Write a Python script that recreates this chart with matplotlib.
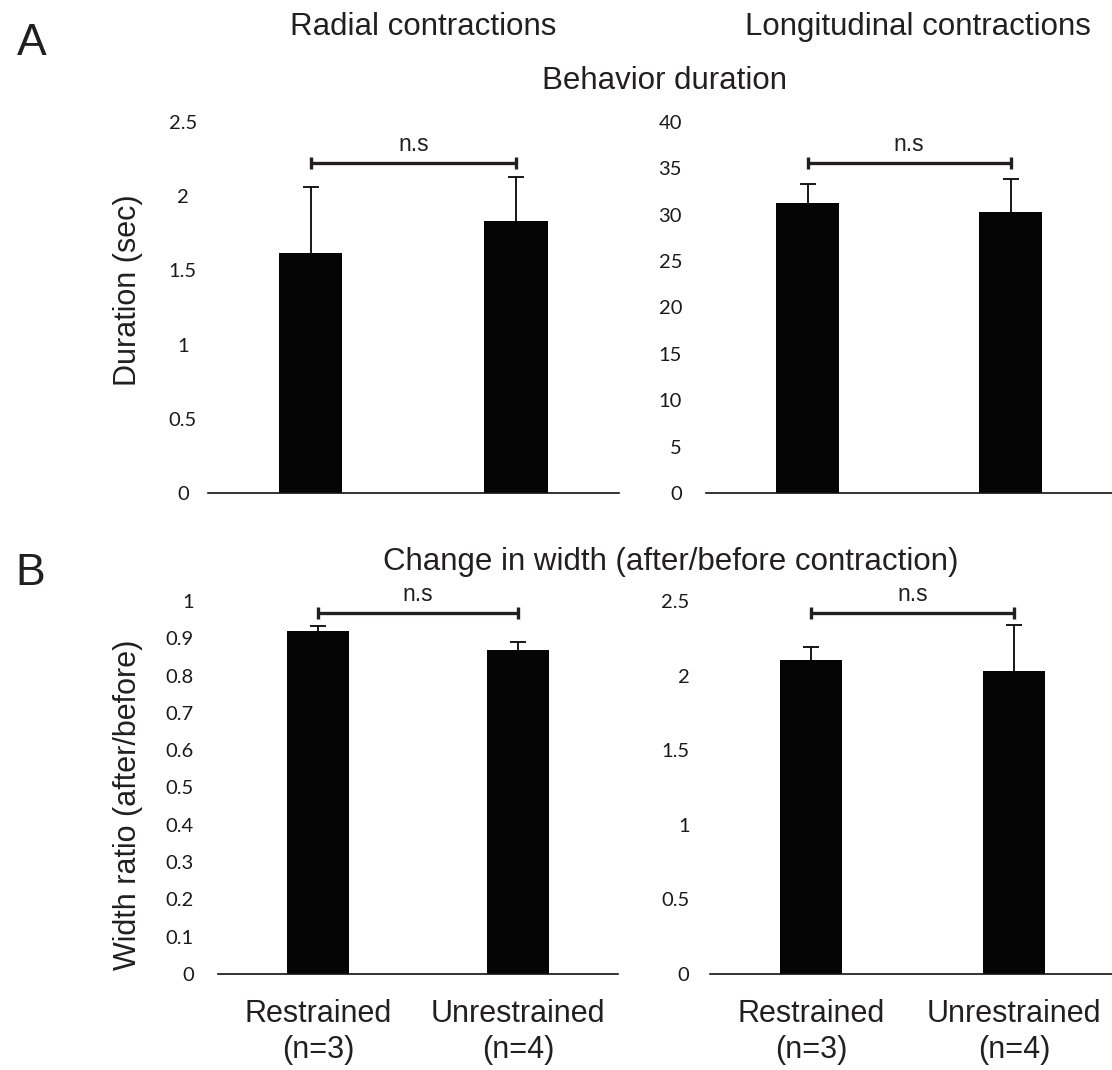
import matplotlib
matplotlib.use("Agg")
import matplotlib.pyplot as plt

# ---------------- data ----------------
categories = ["Restrained\n(n=3)", "Unrestrained\n(n=4)"]

radial_duration = [1.62, 1.83]
radial_duration_err = [0.44, 0.30]
longitudinal_duration = [31.3, 30.3]
longitudinal_duration_err = [2.0, 3.55]

radial_width = [0.92, 0.869]
radial_width_err = [0.013, 0.021]
longitudinal_width = [2.105, 2.03]
longitudinal_width_err = [0.087, 0.31]

ticks_duration_radial = [0, 0.5, 1, 1.5, 2, 2.5]
ticks_duration_long = [0, 5, 10, 15, 20, 25, 30, 35, 40]
ticks_width_radial = [0, 0.1, 0.2, 0.3, 0.4, 0.5, 0.6, 0.7, 0.8, 0.9, 1]
ticks_width_long = [0, 0.5, 1, 1.5, 2, 2.5]

bracket_levels = [2.224, 35.6, 0.968, 2.42]
sig_label = "n.s"

# ---------------- layout ----------------
W, H = 1112, 1070
fig = plt.figure(figsize=(W / 100, H / 100), dpi=100)
TXT = "#231f20"
BIG = ["Liberation Sans", "DejaVu Sans"]
TICKF = ["Lato", "DejaVu Sans"]


def ax_px(left, right, top, bottom):
    return fig.add_axes([left / W, (H - bottom) / H, (right - left) / W, (bottom - top) / H])


def fmt(v):
    return f"{v:g}"


def panel(ax, vals, errs, ticks, bracket_y, tick_pad_px, ha, show_cats):
    x = [0, 1]
    ax.bar(x, vals, width=0.31, color="#050505", zorder=2)
    eb = ax.errorbar(x, vals, yerr=[[0, 0], errs], fmt="none", ecolor="#050505",
                     elinewidth=1.3, capsize=6, capthick=1.3, zorder=1)
    # hide the lower caps (only upper error shown)
    if len(eb[1]) == 2:
        eb[1][0].set_visible(False)
    ax.set_xlim(-0.5, 1.5)
    ax.set_ylim(ticks[0], ticks[-1])
    for s in ["left", "right", "top"]:
        ax.spines[s].set_visible(False)
    ax.spines["bottom"].set_linewidth(1.2)
    ax.spines["bottom"].set_color("#111111")
    ax.set_yticks(ticks)
    ax.set_yticklabels([fmt(t) for t in ticks], family=TICKF, fontsize=14.5, color="#1a1a1a", ha=ha)
    ax.tick_params(axis="y", length=0, pad=tick_pad_px * 0.72)
    ax.set_xticks(x)
    if show_cats:
        ax.set_xticklabels(categories, family=BIG, fontsize=22, color=TXT, linespacing=1.25)
        ax.tick_params(axis="x", length=0, pad=18)
    else:
        ax.set_xticklabels(["", ""])
        ax.tick_params(axis="x", length=0)
    # significance bracket
    ax.plot(x, [bracket_y, bracket_y], color="#231f20", lw=2.4, solid_capstyle="butt", clip_on=False)
    ax.plot(x, [bracket_y, bracket_y], ls="none", marker="|", ms=9, mew=2.4, color="#231f20", clip_on=False)
    ax.annotate(sig_label, xy=(0.5, bracket_y), xytext=(0, 5), textcoords="offset points",
                ha="center", va="bottom", family=BIG, fontsize=16.5, color=TXT, annotation_clip=False)


axA1 = ax_px(207.75, 618.75, 122, 493)
axA2 = ax_px(706, 1112, 122, 493)
axB1 = ax_px(218, 618, 601, 974)
axB2 = ax_px(709.5, 1115.5, 601, 974)

panel(axA1, radial_duration, radial_duration_err, ticks_duration_radial, bracket_levels[0], 25, "center", False)
panel(axA2, longitudinal_duration, longitudinal_duration_err, ticks_duration_long, bracket_levels[1], 24, "right", False)
panel(axB1, radial_width, radial_width_err, ticks_width_radial, bracket_levels[2], 24, "right", True)
panel(axB2, longitudinal_width, longitudinal_width_err, ticks_width_long, bracket_levels[3], 20, "right", True)


def ftext(xp, yp, s, **kw):
    fig.text(xp / W, (H - yp) / H, s, family=BIG, color=TXT, **kw)


ftext(17, 55, "A", fontsize=32, ha="left", va="baseline")
ftext(15, 585, "B", fontsize=32, ha="left", va="baseline")
ftext(423, 35, "Radial contractions", fontsize=22.5, ha="center", va="baseline")
ftext(918, 35, "Longitudinal contractions", fontsize=22.5, ha="center", va="baseline")
ftext(665, 89, "Behavior duration", fontsize=22.5, ha="center", va="baseline")
ftext(671, 570, "Change in width (after/before contraction)", fontsize=22.5, ha="center", va="baseline")
ftext(128, 290, "Duration (sec)", fontsize=22, ha="center", va="center", rotation=90)
ftext(128, 805, "Width ratio (after/before)", fontsize=22, ha="center", va="center", rotation=90)

fig.savefig("out.png", dpi=100)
★ ★ ★ ★
> **TASK DIRECTIONS**
Return each line exactly as written. Any picture gets left out.

> **TASK SOLUTION**
Write a Python script that recreates this chart with matplotlib.
import matplotlib
matplotlib.use("Agg")
import matplotlib.pyplot as plt

# ---------------- data ----------------
categories = ["Restrained\n(n=3)", "Unrestrained\n(n=4)"]

radial_duration = [1.62, 1.83]
radial_duration_err = [0.44, 0.30]
longitudinal_duration = [31.3, 30.3]
longitudinal_duration_err = [2.0, 3.55]

radial_width = [0.92, 0.869]
radial_width_err = [0.013, 0.021]
longitudinal_width = [2.105, 2.03]
longitudinal_width_err = [0.087, 0.31]

ticks_duration_radial = [0, 0.5, 1, 1.5, 2, 2.5]
ticks_duration_long = [0, 5, 10, 15, 20, 25, 30, 35, 40]
ticks_width_radial = [0, 0.1, 0.2, 0.3, 0.4, 0.5, 0.6, 0.7, 0.8, 0.9, 1]
ticks_width_long = [0, 0.5, 1, 1.5, 2, 2.5]

bracket_levels = [2.224, 35.6, 0.968, 2.42]
sig_label = "n.s"

# ---------------- layout ----------------
W, H = 1112, 1070
fig = plt.figure(figsize=(W / 100, H / 100), dpi=100)
TXT = "#231f20"
BIG = ["Liberation Sans", "DejaVu Sans"]
TICKF = ["Lato", "DejaVu Sans"]


def ax_px(left, right, top, bottom):
    return fig.add_axes([left / W, (H - bottom) / H, (right - left) / W, (bottom - top) / H])


def fmt(v):
    return f"{v:g}"


def panel(ax, vals, errs, ticks, bracket_y, tick_pad_px, ha, show_cats):
    x = [0, 1]
    ax.bar(x, vals, width=0.31, color="#050505", zorder=2)
    eb = ax.errorbar(x, vals, yerr=[[0, 0], errs], fmt="none", ecolor="#050505",
                     elinewidth=1.3, capsize=6, capthick=1.3, zorder=1)
    # hide the lower caps (only upper error shown)
    if len(eb[1]) == 2:
        eb[1][0].set_visible(False)
    ax.set_xlim(-0.5, 1.5)
    ax.set_ylim(ticks[0], ticks[-1])
    for s in ["left", "right", "top"]:
        ax.spines[s].set_visible(False)
    ax.spines["bottom"].set_linewidth(1.2)
    ax.spines["bottom"].set_color("#111111")
    ax.set_yticks(ticks)
    ax.set_yticklabels([fmt(t) for t in ticks], family=TICKF, fontsize=14.5, color="#1a1a1a", ha=ha)
    ax.tick_params(axis="y", length=0, pad=tick_pad_px * 0.72)
    ax.set_xticks(x)
    if show_cats:
        ax.set_xticklabels(categories, family=BIG, fontsize=22, color=TXT, linespacing=1.25)
        ax.tick_params(axis="x", length=0, pad=18)
    else:
        ax.set_xticklabels(["", ""])
        ax.tick_params(axis="x", length=0)
    # significance bracket
    ax.plot(x, [bracket_y, bracket_y], color="#231f20", lw=2.4, solid_capstyle="butt", clip_on=False)
    ax.plot(x, [bracket_y, bracket_y], ls="none", marker="|", ms=9, mew=2.4, color="#231f20", clip_on=False)
    ax.annotate(sig_label, xy=(0.5, bracket_y), xytext=(0, 5), textcoords="offset points",
                ha="center", va="bottom", family=BIG, fontsize=16.5, color=TXT, annotation_clip=False)


axA1 = ax_px(207.75, 618.75, 122, 493)
axA2 = ax_px(706, 1112, 122, 493)
axB1 = ax_px(218, 618, 601, 974)
axB2 = ax_px(709.5, 1115.5, 601, 974)

panel(axA1, radial_duration, radial_duration_err, ticks_duration_radial, bracket_levels[0], 25, "center", False)
panel(axA2, longitudinal_duration, longitudinal_duration_err, ticks_duration_long, bracket_levels[1], 24, "right", False)
panel(axB1, radial_width, radial_width_err, ticks_width_radial, bracket_levels[2], 24, "right", True)
panel(axB2, longitudinal_width, longitudinal_width_err, ticks_width_long, bracket_levels[3], 20, "right", True)


def ftext(xp, yp, s, **kw):
    fig.text(xp / W, (H - yp) / H, s, family=BIG, color=TXT, **kw)


ftext(17, 55, "A", fontsize=32, ha="left", va="baseline")
ftext(15, 585, "B", fontsize=32, ha="left", va="baseline")
ftext(423, 35, "Radial contractions", fontsize=22.5, ha="center", va="baseline")
ftext(918, 35, "Longitudinal contractions", fontsize=22.5, ha="center", va="baseline")
ftext(665, 89, "Behavior duration", fontsize=22.5, ha="center", va="baseline")
ftext(671, 570, "Change in width (after/before contraction)", fontsize=22.5, ha="center", va="baseline")
ftext(128, 290, "Duration (sec)", fontsize=22, ha="center", va="center", rotation=90)
ftext(128, 805, "Width ratio (after/before)", fontsize=22, ha="center", va="center", rotation=90)

fig.savefig("out.png", dpi=100)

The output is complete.